Supreme Court Puts To Rest The Meaning Of “Changing Clothes”

February 6, 2014

In Sandifer v. U.S. Steel Corp., the Supreme Court held that time spent donning and doffing workplace gear by a class of U.S. Steel unionized employees was not compensable under the terms of the parties’ collective bargaining agreement.

Sandifer and others filed a collective action under the Fair Labor Standards Act (“FLSA”), seeking backpay for time spent donning and doffing required protective gear.  U.S. Steel argued that this activity, which would otherwise be compensable under the FLSA, was non-compensable pursuant to a collective bargaining provision that time spent changing in and out of “clothes” was non-compensable.

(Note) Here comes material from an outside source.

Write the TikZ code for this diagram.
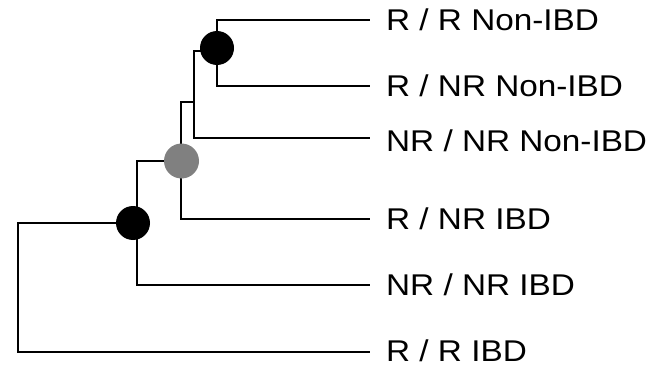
\documentclass[tikz,border=0pt]{standalone}
\usepackage{fontspec}
\setmainfont[FakeStretch=1.11]{Liberation Sans}
\begin{document}
\begin{tikzpicture}[x=1pt,y=-1pt,
  branch/.style={line width=2.8pt, line join=miter, line cap=rect},
  blk/.style={circle, fill=black, minimum size=34pt, inner sep=0pt},
  gry/.style={circle, fill=gray, minimum size=35pt, inner sep=0pt},
  leaf/.style={anchor=base west, inner sep=0pt, font=\fontsize{30}{36}\selectfont}]
\useasboundingbox (0,0) rectangle (667,369);
% junction coordinates
\coordinate (a1) at (217,20);
\coordinate (a2) at (217,86);
\coordinate (b0) at (194,51);
\coordinate (b1) at (217,51);
\coordinate (b2) at (194,138);
\coordinate (c0) at (181,102);
\coordinate (c1) at (194,102);
\coordinate (c2) at (181,219);
\coordinate (d0) at (137,161);
\coordinate (d1) at (181,161);
\coordinate (d2) at (137,285);
\coordinate (e0) at (18,223);
\coordinate (e1) at (137,223);
\coordinate (e2) at (18,352);
% leaf ends
\coordinate (l1) at (369,20);
\coordinate (l2) at (369,86);
\coordinate (l3) at (369,138);
\coordinate (l4) at (369,219);
\coordinate (l5) at (369,285);
\coordinate (l6) at (369,352);
% branches
\draw[branch] (l1) -- (a1) -- (a2) -- (l2);
\draw[branch] (b1) -- (b0) -- (b2) -- (l3);
\draw[branch] (c1) -- (c0) -- (c2) -- (l4);
\draw[branch] (d1) -- (d0) -- (d2) -- (l5);
\draw[branch] (e1) -- (e0) -- (e2) -- (l6);
% internal nodes
\node[blk] (na) at (217,48) {};
\node[gry] (nb) at (181.5,161) {};
\node[blk] (nc) at (133,223) {};
% labels
\node[leaf] (t1) at (386,30.8) {R / R Non-IBD};
\node[leaf] (t2) at (386,96.8) {R / NR Non-IBD};
\node[leaf] (t3) at (386,151) {NR / NR Non-IBD};
\node[leaf] (t4) at (386,229.8) {R / NR IBD};
\node[leaf] (t5) at (386,295.8) {NR / NR IBD};
\node[leaf] (t6) at (386,361.5) {R / R IBD};
\end{tikzpicture}
\end{document}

The Court held that “clothes” denotes “items that are both designed and used to cover the body and are commonly regarded as articles of dress.”  Further, time spent “changing clothes” includes time spent altering dress.  The Court ruled that gear, including a flame-retardant jacket, pants, and gloves constituted clothes as they are designed and used to cover the body, while glasses, earplugs, and respirators failed to qualify.  When changing clothes and non-clothes are involved, the Court directed that the inquiry should be whether, “on the whole,” the activity is fairly characterized as time spent “changing clothes.”  If so, then the entire period is governed by the collective bargaining arrangement.

Sandifer is a substantial victory for unionized employers who have either expressly negotiated for or established a practice of not compensating for donning and doffing time.  For those employers not impacted by the decision, the traditional FLSA rule applies – donning and doffing is compensable if it is “integral and indispensable” to a principal work activity.